For all you lovers of Golden Age film music, have I got a DVD for you! THE HOLLYWOOD SOUND is a concert (well, a recording session), a history lesson, a film lesson, a music lesson, but most of all it’s an entertaining look at the birth of modern film music.
The 1995 film (originally aired on PBS) is hosted by film music champion and conductor John Mauceri, who leads the BBC National Orchestra of Wales in cues from numerous classic films. The film bookends with a rehearsal and recording to the film of David Raksin’s classic 1944 score to LAURA. Raksin appears in interviews throughout the film, illuminating what it was like to compose for films during the heyday of the studio system.
In addition to Raksin, all the major Golden Age composers are there-Max Steiner (GONE WITH THE WIND and CASABLANCA), Alfred Newman (THE SONG OF BERNADETTE), Erich Wolfgang Korngold (THE ADVENTURES OF ROBIN HOOD), Franz Waxman (THE BRIDE OF FRANKENSTEIN), and Dimitri Tiomkin (RED RIVER).
From Steiner’s early use of the click track to the “Newman system” of streamers and hole punches, we get to see in detail how a film is scored. Mauceri shows us the written details on Newman’s Oscar-winning score for THE SONG OF BERNADETTE and how each pertinent motion onscreen was explicitly timed in the conductor’s score.
You’ll get to see archival footage of Korngold at the piano and a rare scene of Steiner conducting in the pit for the 1932 film musical THE HALF NAKED TRUTH. His gestures and facial expressions at the silliness onstage are priceless.
In addition to Raksin, we get some wonderful reminiscences from Fred Steiner and Eleanor Slatkin, principal cellist of the Warner Bros. Orchestra. She offers candid views of Steiner and Korngold, and provides an interesting look at what it was like as one of the first women to play professionally in a studio orchestra. Watch how she listens to her own haunting cello solo following the rape of Jane Wyman in Steiner’s JOHNNY BELINDA.
It’s fun to watch the instrumental interplay in the orchestra, as well as some seldom-used instruments like the bass flute in LAURA. My favorite segment came from a particularly moving scene from Newman’s HOW GREEN WAS MY VALLEY. Mauceri discusses the flatted seventh note (particularly popular in jazz) that comes from the Irish ballad, “The Sixpence,” which forms the basis for the beautiful theme for the forbidden love between Angharad (Maureen O’Hara) and the preacher Mr. Gruffydd (Walter Pidgeon). Not surprisingly, I cried through most of the scene, as I do when I watch the film. And it’s all due to Newman’s sensitive handling of the music.

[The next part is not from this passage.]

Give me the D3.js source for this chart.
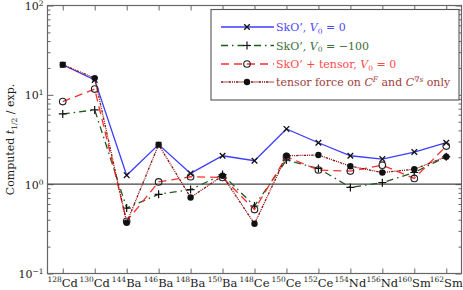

If these cues were recorded for a particular album, I can’t find any evidence of it. It would have made a wonderful compilation. The breadth of the selections goes beyond the normal cues one would associate from many of these films. Mauceri has always deserved praise for his support of film music, and his passion for the art form is evident in every frame.
Released under the “Music for the Movies” series—which also includes documentaries on Toru Takemitsu, Georges Delerue, and an Oscar-nominated documentary on Bernard Herrmann—THE HOLLYWOOD SOUND is essential viewing for all film music fans.